→ Problem to solve: Return only the number of lines holding the word "document".

→ Entries shown:
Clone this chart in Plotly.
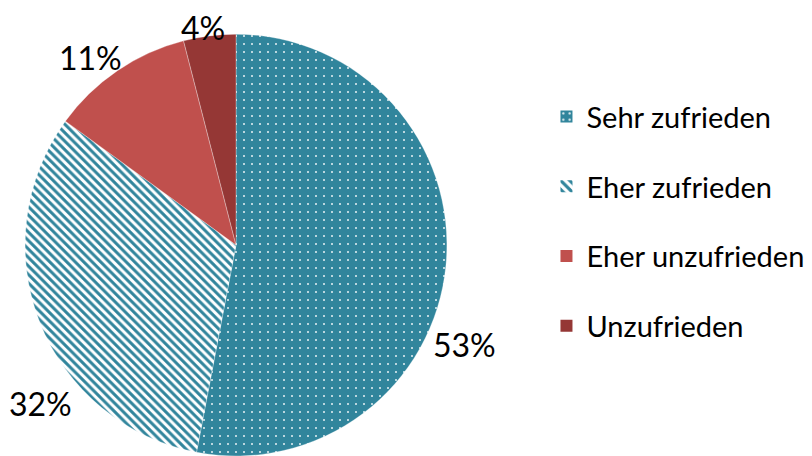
import math
import plotly.graph_objects as go

labels = ["Sehr zufrieden", "Eher zufrieden", "Eher unzufrieden", "Unzufrieden"]
values = [53, 32, 11, 4]
colors = ["#31859C", "#FFFFFF", "#C0504D", "#953735"]
pattern_shapes = [".", "\\", "", ""]
pattern_fg = ["#E8F2F5", "#31859C", "#C0504D", "#953735"]
pattern_size = [8, 6, 8, 8]
pattern_solidity = [0.05, 0.5, 0.3, 0.3]

# label placement (layout): angle clockwise from 12 o'clock, distance as fraction of radius
label_angle = [113.5, 231.0, 322.1, 351.5]
label_dist = [1.18, 1.19, 1.125, 1.045]

W, H = 812, 456
dom_x = [0.0308, 0.5505]
dom_y = [0.0, 0.925]

fig = go.Figure()

fig.add_trace(
    go.Pie(
        labels=labels,
        values=values,
        sort=False,
        direction="clockwise",
        rotation=0,
        textinfo="none",
        marker=dict(
            colors=colors,
            line=dict(color="rgba(255,255,255,0.6)", width=0.5),
            pattern=dict(
                shape=pattern_shapes,
                fgcolor=pattern_fg,
                bgcolor=colors,
                fgopacity=1,
                size=pattern_size,
                solidity=pattern_solidity,
                fillmode="overlay",
            ),
        ),
        domain=dict(x=dom_x, y=dom_y),
        hoverinfo="label+percent",
        showlegend=False,
    )
)

# percentage labels around the pie
cx = (dom_x[0] + dom_x[1]) / 2 * W
cy = (dom_y[0] + dom_y[1]) / 2 * H
r = min((dom_x[1] - dom_x[0]) * W, (dom_y[1] - dom_y[0]) * H) / 2
total = sum(values)
for v, a, d in zip(values, label_angle, label_dist):
    t = math.radians(a)
    px = cx + d * r * math.sin(t)
    py = cy + d * r * math.cos(t)
    fig.add_annotation(
        x=px / W,
        y=py / H,
        xref="paper",
        yref="paper",
        text=f"{round(100 * v / total)}%",
        showarrow=False,
        xanchor="center",
        yanchor="middle",
        font=dict(family="Lato, sans-serif", size=32, color="#000000"),
    )

# legend entries (one per category) drawn from the same arrays
for i, lab in enumerate(labels):
    fig.add_trace(
        go.Bar(
            x=[lab],
            y=[0],
            name=lab,
            legendgroup=lab,
            showlegend=True,
            marker=dict(
                color=colors[i],
                line=dict(width=0),
                pattern=dict(
                    shape=pattern_shapes[i],
                    fgcolor=pattern_fg[i],
                    bgcolor=colors[i],
                    fgopacity=1,
                    size=[pattern_size[i] * 0.6],
                    solidity=pattern_solidity[i] * 2 if i == 0 else pattern_solidity[i],
                    fillmode="overlay",
                ),
            ),
            hoverinfo="skip",
        )
    )

fig.update_xaxes(visible=False)
fig.update_yaxes(visible=False)

fig.update_layout(
    width=W,
    height=H,
    margin=dict(l=0, r=0, t=0, b=0, autoexpand=False),
    paper_bgcolor="#FFFFFF",
    plot_bgcolor="#FFFFFF",
    font=dict(family="Lato, sans-serif", color="#000000"),
    showlegend=True,
    legend=dict(
        x=0.673,
        y=0.80,
        xanchor="left",
        yanchor="top",
        traceorder="grouped",
        tracegroupgap=29,
        font=dict(family="Lato, sans-serif", size=29, color="#000000"),
        itemwidth=30,
        bgcolor="rgba(0,0,0,0)",
    ),
)

fig.write_html(
    "out.html",
    config={"displayModeBar": False},
    post_script="document.body.style.margin='0';document.body.style.overflow='hidden';",
)
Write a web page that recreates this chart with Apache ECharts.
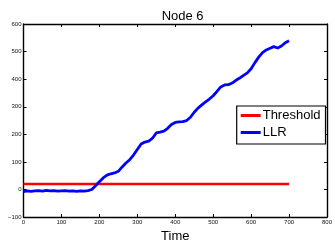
<!DOCTYPE html>
<html>
<head>
<meta charset="utf-8">
<script src="https://cdn.jsdelivr.net/npm/echarts@6/dist/echarts.min.js"></script>
<style>html,body{margin:0;padding:0;background:#fff;}#c{width:335px;height:248px;}</style>
</head>
<body>
<div id="c"></div>
<script>
var titleText = "Node 6";
var xLabel = "Time";
var timeSteps = [0,10,20,30,40,50,60,70,80,90,100,110,120,130,140,150,160,170,180,190,200,210,220,230,240,250,260,270,280,290,300,310,320,330,340,350,360,370,380,390,400,410,420,430,440,450,460,470,480,490,500,510,520,530,540,550,560,570,580,590,600,610,620,630,640,650,660,670,680,690,700];
var llrValues = [-8,-5,-7,-5,-4,-6,-3,-5,-4,-6,-5,-4,-6,-5,-7,-5,-6,-4,0,14,28,42,52,57,60,66,82,96,108,125,145,165,172,175,186,205,208,212,222,236,243,245,246,250,262,280,295,307,318,328,340,356,372,379,380,386,396,404,414,423,438,460,480,496,506,512,518,513,520,532,539];
var thresholdX = [0,700];
var thresholdValues = [20,20];
var seriesNames = ["Threshold","LLR"];

function pairs(xs, ys){ return xs.map(function(x,i){ return [x, ys[i]]; }); }
function fmt(v){ return v < 0 ? "\u2212" + Math.abs(v) : String(v); }

var chart = echarts.init(document.getElementById('c'), null, {renderer:'canvas'});
var font = "Liberation Sans, Arial, Helvetica, sans-serif";
var axisLineStyle = {color:'#000', width:1.4};
chart.setOption({
  animation:false,
  title:{text:titleText, left:177.6, textAlign:'center', top:5, textStyle:{fontFamily:font, fontSize:13, fontWeight:'normal', color:'#000'}},
  grid:{left:23.5, right:3.3, top:24, bottom:25.3},
  legend:{
    orient:'vertical', left:236.7, top:106,
    backgroundColor:'#fff', borderColor:'#000', borderWidth:1.2,
    padding:[3,5,5,4], itemGap:4, itemWidth:20, itemHeight:3,
    textStyle:{fontFamily:font, fontSize:13, color:'#000', padding:[0,0,0,-3]},
    data:[{name:seriesNames[0], icon:'rect'},{name:seriesNames[1], icon:'rect'}]
  },
  xAxis:[
    {type:'value', min:0, max:800, interval:100, name:xLabel, nameLocation:'middle', nameGap:12,
     nameTextStyle:{fontFamily:font, fontSize:13, color:'#000'},
     axisLine:{show:true, onZero:false, lineStyle:axisLineStyle},
     axisTick:{show:true, inside:true, length:3, lineStyle:{color:'#000'}},
     axisLabel:{fontFamily:font, fontSize:6, color:'#111', margin:2, formatter:fmt},
     splitLine:{show:false}},
    {type:'value', position:'top', min:0, max:800, interval:100,
     axisLine:{show:true, onZero:false, lineStyle:axisLineStyle},
     axisTick:{show:true, inside:true, length:3, lineStyle:{color:'#000'}},
     axisLabel:{show:false}, splitLine:{show:false}}
  ],
  yAxis:[
    {type:'value', min:-100, max:600, interval:100,
     axisLine:{show:true, onZero:false, lineStyle:axisLineStyle},
     axisTick:{show:true, inside:true, length:3, lineStyle:{color:'#000'}},
     axisLabel:{fontFamily:font, fontSize:6, color:'#111', margin:2, formatter:fmt},
     splitLine:{show:false}},
    {type:'value', position:'right', min:-100, max:600, interval:100,
     axisLine:{show:true, onZero:false, lineStyle:axisLineStyle},
     axisTick:{show:true, inside:true, length:3, lineStyle:{color:'#000'}},
     axisLabel:{show:false}, splitLine:{show:false}}
  ],
  series:[
    {name:seriesNames[0], type:'line', data:pairs(thresholdX, thresholdValues), showSymbol:false, symbol:'none',
     itemStyle:{color:'#ff0000'}, lineStyle:{color:'#ff0000', width:2.5}},
    {name:seriesNames[1], type:'line', data:pairs(timeSteps, llrValues), showSymbol:false, symbol:'none',
     itemStyle:{color:'#0000ff'}, lineStyle:{color:'#0000ff', width:2.8}}
  ]
});
</script>
</body>
</html>
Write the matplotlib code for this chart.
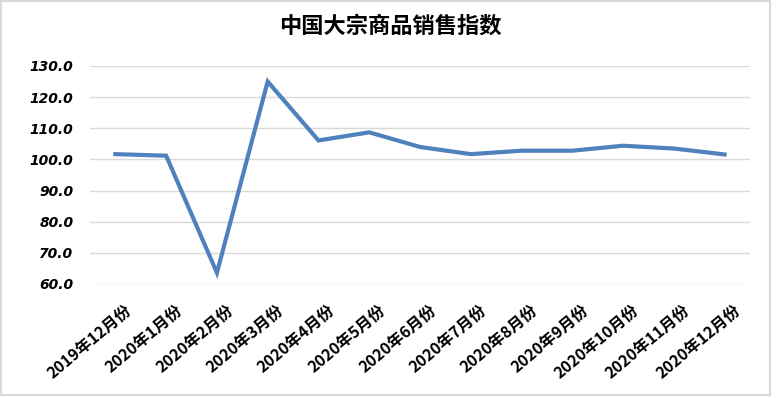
import matplotlib
matplotlib.use("Agg")
import matplotlib.pyplot as plt
from matplotlib.patches import Rectangle
import matplotlib.transforms as mtransforms

plt.rcParams['font.family'] = ['Noto Sans CJK SC', 'DejaVu Sans']

title = "中国大宗商品销售指数"
categories = ["2019年12月份", "2020年1月份", "2020年2月份", "2020年3月份", "2020年4月份",
              "2020年5月份", "2020年6月份", "2020年7月份", "2020年8月份", "2020年9月份",
              "2020年10月份", "2020年11月份", "2020年12月份"]
values = [101.7, 101.2, 63.6, 125.0, 106.1, 108.7, 104.0, 101.7, 102.8, 102.8, 104.4, 103.5, 101.6]
yticks = [60, 70, 80, 90, 100, 110, 120, 130]

fig = plt.figure(figsize=(7.76, 3.98), dpi=100)
ax = fig.add_axes([90/776, 1-284/398, 660/776, 218/398])

x = list(range(len(categories)))
ax.plot(x, values, color="#4F81BD", linewidth=3, solid_joinstyle="miter", zorder=3)

ax.set_ylim(60, 130)
ax.set_xlim(-0.5, len(categories) - 0.5)
ax.set_yticks(yticks)
ax.set_yticklabels([f"{v:.1f}" for v in yticks], fontsize=10, fontweight="bold",
                   fontstyle="italic", family=["DejaVu Sans"])
ax.yaxis.grid(True, color="#D9D9D9", linewidth=1)
ax.set_axisbelow(True)
for s in ax.spines.values():
    s.set_visible(False)
ax.tick_params(axis="both", length=0)
ax.tick_params(axis="y", pad=12)

ax.set_xticks(x)
ax.set_xticklabels(categories, rotation=40, ha="right", va="top",
                   rotation_mode="anchor", fontsize=11.5, fontweight="bold")
offset = mtransforms.ScaledTranslation(9/100, -13/100, fig.dpi_scale_trans)
for lab in ax.get_xticklabels():
    lab.set_transform(lab.get_transform() + offset)

fig.text(390/776, 1-26/398, title, ha="center", va="center", fontsize=16,
         fontweight="bold")

fig.patches.append(Rectangle((1/776, 3/398), 769/776, 394/398, transform=fig.transFigure,
                             fill=False, edgecolor="#D9D9D9", linewidth=1.5))

fig.savefig("out.png", dpi=100)
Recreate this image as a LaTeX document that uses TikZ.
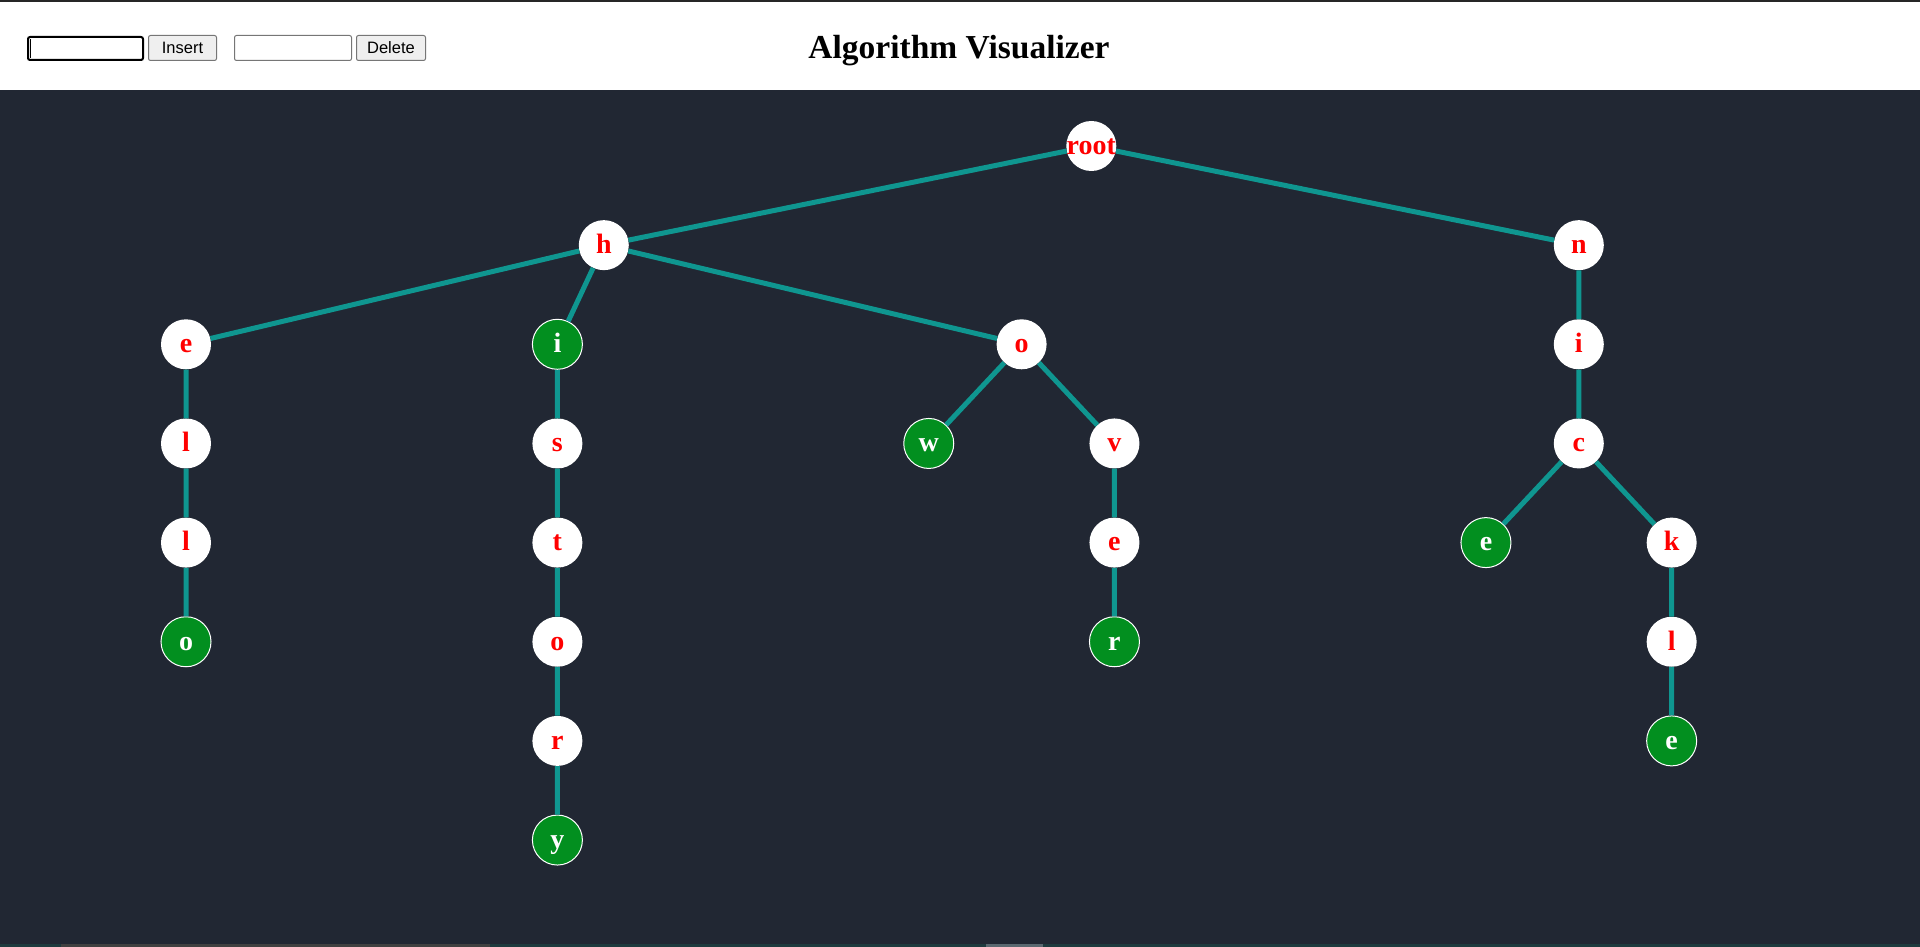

→ Final result: 3